In 2017, the Opportunities Party got outsized coverage for the same reason Colin Craig's Conservatives did: a wealthy, combative founder generates news. That's spectacle and money buying attention, not journalists quietly favouring the Opportunities Party politics. It's a cleaner explanation than a simple affinity theory, and it applies equally to a right-leaning party and a left-leaning one.

But Morgan is gone. There's no equivalent figure driving the Opportunity Party coverage now, no cheque book, no scandal-a-week routine. If the Opportunity Party is still getting heavy, favourable coverage in 2026 without that mechanism, the “controversy and money” explanation doesn't work.

I don't think it's the question that decides whether the Opportunity Party succeeds, media attention can and is critical to generate momentum, but it is absolutely not easy to get nor can it be manufactured. It takes a laser sharp stagey, a leader that can deliver said strategy and a series of stars and vibes that need to align. 

The real barrier

New Zealand's political system is built in ways that make it extraordinarily hard for any new party to survive, let alone become influential. The threshold is too high. The funding model favours whoever already has money or profile. The media economics reward spectacle over patience. The Opportunities Party hit all three walls under Morgan. Craig's Conservatives hit the same walls from a different angle. ACT only got through by David Seymour grinding slowly and patiently for the better part of a decade.

For scale: across all seven MMP elections to date, minor parties that made it into Parliament and contested more than one election have averaged; 7.7% for the Greens, 7.6% for NZ First, 3.9% for ACT, 1.8% for the Māori Party. Even the Opportunity Party's best current polling sits around or below that long-run average for parties that succeeded at all. 

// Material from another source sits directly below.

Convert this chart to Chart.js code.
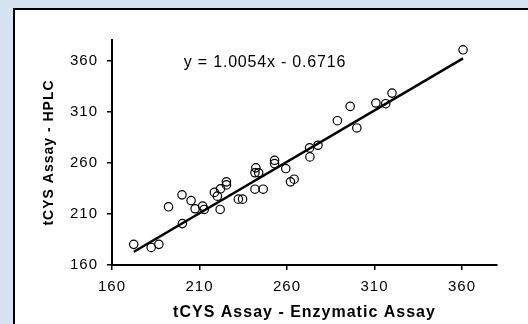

That's the real story here, not whether Wong is getting a fair shake from the press gallery. Whether the Opportunity Party breaks through this time or not, the structural barriers that make this nearly impossible for any small party aren't going anywhere. What's changed is that the Opportunities/Opportunity Party has spent the better part of a decade slowly working out how to survive them. Will they make it in? Can this political momentum materialize into votes? These are the debates worth having and understating, not whether Q deserves media attention or not. 


*Natalia Albert is a political scientist living in Wellington exploring how to govern divided societies in diverse, liberal democracies, with a focus on New Zealand politics. She writes weekly on her Substack, Less Certain. Albert stood as a TOP candidate in the 2023 election.